• EXERCISE BRIEF
Beginning with the line that contains "Rebuild this chart", retype the entries below exactly, ending with the line that contains "2021, 2022, 2023]". Leave out any pictures.

• EXTRACTED ENTRIES

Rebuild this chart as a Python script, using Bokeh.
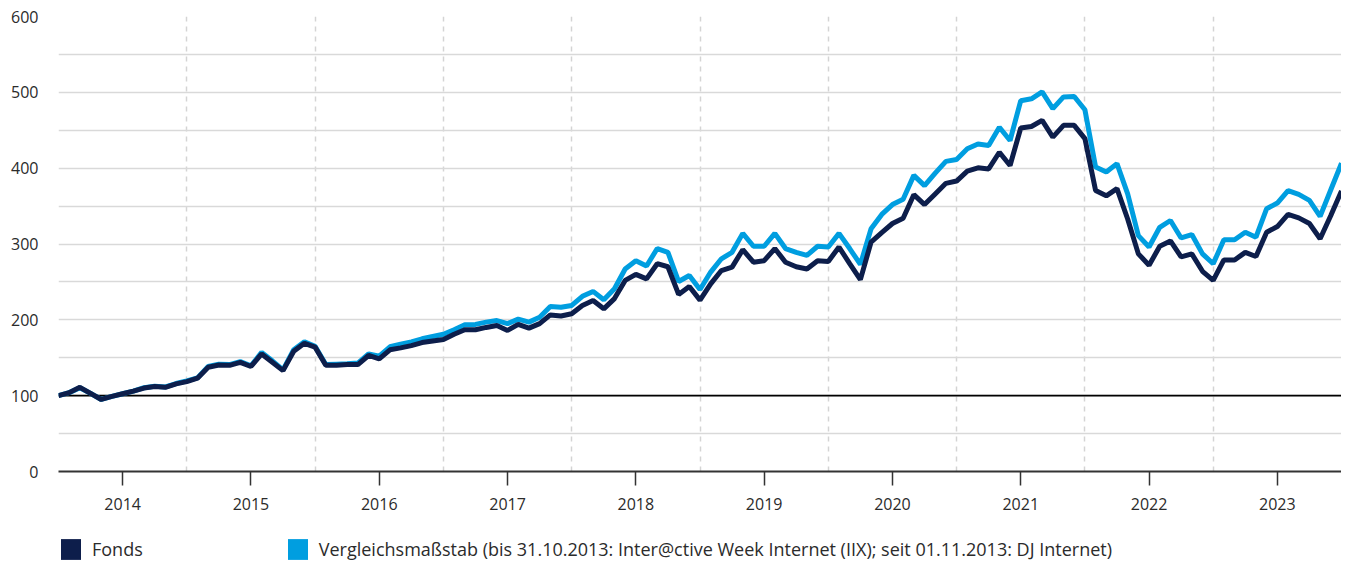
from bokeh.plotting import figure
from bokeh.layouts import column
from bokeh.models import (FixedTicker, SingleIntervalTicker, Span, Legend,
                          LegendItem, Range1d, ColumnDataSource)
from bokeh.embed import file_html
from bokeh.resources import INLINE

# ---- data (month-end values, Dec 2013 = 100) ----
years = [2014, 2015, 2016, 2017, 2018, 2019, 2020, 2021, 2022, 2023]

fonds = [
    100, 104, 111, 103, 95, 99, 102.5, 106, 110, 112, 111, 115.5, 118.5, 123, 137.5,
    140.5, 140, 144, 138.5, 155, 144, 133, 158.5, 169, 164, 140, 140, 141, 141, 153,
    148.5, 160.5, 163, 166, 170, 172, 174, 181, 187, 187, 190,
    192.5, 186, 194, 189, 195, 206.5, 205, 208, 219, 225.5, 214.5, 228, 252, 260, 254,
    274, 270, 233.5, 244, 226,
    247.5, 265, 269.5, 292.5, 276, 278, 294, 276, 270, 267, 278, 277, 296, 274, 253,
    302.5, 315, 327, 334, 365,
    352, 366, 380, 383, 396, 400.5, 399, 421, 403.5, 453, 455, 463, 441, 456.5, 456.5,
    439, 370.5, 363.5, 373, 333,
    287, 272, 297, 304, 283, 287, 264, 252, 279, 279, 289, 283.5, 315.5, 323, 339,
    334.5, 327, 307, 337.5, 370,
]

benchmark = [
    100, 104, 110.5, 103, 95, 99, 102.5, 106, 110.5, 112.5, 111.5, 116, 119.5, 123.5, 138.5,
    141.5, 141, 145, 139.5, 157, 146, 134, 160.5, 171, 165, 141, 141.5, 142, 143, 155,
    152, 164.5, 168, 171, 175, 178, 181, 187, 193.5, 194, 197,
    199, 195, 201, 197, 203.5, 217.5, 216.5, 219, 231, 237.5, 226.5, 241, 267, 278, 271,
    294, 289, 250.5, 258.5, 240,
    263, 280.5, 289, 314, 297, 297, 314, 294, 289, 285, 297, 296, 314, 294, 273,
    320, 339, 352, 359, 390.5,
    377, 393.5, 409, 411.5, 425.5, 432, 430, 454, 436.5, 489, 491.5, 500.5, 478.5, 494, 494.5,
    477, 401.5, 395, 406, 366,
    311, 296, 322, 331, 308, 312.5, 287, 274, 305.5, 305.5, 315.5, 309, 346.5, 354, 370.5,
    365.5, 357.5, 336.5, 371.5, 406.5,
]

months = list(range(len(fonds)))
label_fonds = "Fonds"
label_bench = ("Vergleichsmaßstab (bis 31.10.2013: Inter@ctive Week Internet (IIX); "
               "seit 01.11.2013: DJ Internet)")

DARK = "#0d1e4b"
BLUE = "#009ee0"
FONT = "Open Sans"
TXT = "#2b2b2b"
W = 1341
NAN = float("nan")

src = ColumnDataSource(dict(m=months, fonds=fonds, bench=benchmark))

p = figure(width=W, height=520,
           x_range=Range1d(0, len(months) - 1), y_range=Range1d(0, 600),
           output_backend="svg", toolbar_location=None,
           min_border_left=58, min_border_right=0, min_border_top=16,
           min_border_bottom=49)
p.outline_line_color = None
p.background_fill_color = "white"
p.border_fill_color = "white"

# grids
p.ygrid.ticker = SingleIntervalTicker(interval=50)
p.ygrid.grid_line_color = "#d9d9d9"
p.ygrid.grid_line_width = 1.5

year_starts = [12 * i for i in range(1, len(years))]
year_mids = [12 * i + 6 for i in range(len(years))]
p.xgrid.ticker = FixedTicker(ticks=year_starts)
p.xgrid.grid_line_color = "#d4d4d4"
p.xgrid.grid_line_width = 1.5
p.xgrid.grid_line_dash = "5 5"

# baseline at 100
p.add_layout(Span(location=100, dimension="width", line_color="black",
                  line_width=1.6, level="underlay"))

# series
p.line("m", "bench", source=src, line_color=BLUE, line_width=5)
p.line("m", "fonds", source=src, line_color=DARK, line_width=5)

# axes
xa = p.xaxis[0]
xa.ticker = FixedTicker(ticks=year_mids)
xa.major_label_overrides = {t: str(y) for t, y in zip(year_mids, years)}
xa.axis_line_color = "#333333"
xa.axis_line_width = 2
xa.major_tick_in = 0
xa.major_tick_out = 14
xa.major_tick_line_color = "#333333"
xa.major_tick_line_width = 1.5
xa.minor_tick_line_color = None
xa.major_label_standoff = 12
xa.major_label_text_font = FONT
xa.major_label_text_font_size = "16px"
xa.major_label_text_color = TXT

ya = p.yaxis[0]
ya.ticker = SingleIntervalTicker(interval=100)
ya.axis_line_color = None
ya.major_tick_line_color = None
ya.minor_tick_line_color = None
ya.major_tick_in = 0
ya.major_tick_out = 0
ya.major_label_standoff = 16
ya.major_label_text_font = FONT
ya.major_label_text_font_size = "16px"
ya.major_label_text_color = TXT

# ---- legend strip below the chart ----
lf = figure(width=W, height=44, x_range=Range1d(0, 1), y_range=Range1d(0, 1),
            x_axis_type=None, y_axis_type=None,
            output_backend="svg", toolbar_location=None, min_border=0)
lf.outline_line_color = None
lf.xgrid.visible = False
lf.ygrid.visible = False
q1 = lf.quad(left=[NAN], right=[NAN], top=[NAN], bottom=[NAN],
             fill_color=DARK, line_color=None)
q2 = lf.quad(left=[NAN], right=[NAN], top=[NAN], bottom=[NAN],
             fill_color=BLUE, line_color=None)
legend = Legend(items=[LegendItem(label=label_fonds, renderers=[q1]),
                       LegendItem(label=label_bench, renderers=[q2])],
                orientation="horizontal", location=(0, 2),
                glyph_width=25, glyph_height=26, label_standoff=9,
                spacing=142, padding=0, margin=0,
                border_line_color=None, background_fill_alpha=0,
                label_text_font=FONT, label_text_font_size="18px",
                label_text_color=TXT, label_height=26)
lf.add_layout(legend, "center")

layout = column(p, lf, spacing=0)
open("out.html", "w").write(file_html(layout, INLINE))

==

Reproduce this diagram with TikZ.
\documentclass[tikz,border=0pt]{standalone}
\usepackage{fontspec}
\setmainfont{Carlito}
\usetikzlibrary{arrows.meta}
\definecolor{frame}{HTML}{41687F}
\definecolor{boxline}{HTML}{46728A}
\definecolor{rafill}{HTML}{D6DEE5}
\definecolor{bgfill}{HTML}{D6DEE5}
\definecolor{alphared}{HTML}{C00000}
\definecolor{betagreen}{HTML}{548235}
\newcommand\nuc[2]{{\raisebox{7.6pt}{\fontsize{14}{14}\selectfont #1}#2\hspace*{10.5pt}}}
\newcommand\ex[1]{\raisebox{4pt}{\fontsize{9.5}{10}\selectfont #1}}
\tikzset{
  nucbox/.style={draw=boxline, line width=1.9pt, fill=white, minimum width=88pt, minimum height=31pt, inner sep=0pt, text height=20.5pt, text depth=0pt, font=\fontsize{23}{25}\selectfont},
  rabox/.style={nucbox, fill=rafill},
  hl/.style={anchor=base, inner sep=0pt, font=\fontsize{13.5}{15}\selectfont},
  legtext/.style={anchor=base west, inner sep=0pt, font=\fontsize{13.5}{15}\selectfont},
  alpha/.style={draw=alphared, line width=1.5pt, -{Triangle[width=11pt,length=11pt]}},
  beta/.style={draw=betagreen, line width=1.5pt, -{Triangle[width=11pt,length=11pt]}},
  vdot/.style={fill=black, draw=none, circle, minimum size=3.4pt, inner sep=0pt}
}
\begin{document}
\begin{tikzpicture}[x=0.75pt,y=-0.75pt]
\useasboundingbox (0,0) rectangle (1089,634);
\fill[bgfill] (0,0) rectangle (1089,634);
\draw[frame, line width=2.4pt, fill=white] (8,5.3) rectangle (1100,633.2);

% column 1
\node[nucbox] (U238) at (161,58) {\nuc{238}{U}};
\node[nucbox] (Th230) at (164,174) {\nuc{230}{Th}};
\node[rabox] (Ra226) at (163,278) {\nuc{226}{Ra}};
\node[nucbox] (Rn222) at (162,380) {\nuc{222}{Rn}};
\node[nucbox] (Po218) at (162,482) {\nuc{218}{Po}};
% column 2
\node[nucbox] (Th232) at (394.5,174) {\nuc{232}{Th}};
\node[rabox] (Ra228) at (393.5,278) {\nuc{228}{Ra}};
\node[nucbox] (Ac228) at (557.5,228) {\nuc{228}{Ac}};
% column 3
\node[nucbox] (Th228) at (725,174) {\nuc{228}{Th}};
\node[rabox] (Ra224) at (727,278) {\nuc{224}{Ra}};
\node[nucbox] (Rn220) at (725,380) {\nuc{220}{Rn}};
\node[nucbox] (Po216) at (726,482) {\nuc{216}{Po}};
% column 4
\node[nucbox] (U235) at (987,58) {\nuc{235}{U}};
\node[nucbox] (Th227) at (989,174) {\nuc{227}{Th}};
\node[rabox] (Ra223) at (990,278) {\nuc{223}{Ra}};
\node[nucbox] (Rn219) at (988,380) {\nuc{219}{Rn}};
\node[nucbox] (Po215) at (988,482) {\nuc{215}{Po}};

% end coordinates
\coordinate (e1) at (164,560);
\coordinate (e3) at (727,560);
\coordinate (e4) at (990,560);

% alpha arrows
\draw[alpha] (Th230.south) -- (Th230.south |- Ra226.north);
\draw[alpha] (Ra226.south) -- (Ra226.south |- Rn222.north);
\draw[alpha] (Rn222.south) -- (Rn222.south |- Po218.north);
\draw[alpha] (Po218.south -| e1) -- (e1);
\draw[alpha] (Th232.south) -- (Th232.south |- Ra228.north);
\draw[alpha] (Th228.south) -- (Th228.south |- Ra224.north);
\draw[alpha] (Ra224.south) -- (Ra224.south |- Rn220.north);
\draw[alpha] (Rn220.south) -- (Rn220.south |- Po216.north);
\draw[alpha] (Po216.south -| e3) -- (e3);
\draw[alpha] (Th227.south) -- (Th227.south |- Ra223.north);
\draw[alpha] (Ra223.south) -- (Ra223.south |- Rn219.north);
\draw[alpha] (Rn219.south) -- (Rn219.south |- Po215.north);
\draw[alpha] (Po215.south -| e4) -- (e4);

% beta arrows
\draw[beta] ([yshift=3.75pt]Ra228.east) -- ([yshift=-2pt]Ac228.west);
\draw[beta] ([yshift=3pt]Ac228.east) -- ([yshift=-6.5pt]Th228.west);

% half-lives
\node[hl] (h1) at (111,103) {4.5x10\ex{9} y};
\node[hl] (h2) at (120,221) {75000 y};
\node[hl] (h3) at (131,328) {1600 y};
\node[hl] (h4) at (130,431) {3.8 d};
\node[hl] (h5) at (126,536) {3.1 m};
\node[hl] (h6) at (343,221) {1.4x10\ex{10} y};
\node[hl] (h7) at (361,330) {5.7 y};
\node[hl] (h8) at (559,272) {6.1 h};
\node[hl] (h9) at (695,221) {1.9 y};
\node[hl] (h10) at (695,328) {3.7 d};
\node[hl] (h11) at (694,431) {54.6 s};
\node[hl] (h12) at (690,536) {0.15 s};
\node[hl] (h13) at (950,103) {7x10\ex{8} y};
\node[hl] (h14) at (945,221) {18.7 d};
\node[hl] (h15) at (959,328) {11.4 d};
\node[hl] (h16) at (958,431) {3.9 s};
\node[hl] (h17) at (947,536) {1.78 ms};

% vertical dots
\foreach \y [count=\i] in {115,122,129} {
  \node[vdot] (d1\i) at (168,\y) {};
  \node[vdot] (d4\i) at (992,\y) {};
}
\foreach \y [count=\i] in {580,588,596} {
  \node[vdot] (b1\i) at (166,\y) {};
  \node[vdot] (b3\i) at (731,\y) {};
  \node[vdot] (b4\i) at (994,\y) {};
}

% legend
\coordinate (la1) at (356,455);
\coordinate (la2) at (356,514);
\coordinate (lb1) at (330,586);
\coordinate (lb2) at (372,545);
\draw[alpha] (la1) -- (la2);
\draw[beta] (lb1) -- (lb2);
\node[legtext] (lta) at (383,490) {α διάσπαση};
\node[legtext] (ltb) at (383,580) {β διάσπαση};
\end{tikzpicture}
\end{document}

• OUTPUT FOR THIS TASK
Rebuild this chart as a Python script, using Bokeh.
from bokeh.plotting import figure
from bokeh.layouts import column
from bokeh.models import (FixedTicker, SingleIntervalTicker, Span, Legend,
                          LegendItem, Range1d, ColumnDataSource)
from bokeh.embed import file_html
from bokeh.resources import INLINE

# ---- data (month-end values, Dec 2013 = 100) ----
years = [2014, 2015, 2016, 2017, 2018, 2019, 2020, 2021, 2022, 2023]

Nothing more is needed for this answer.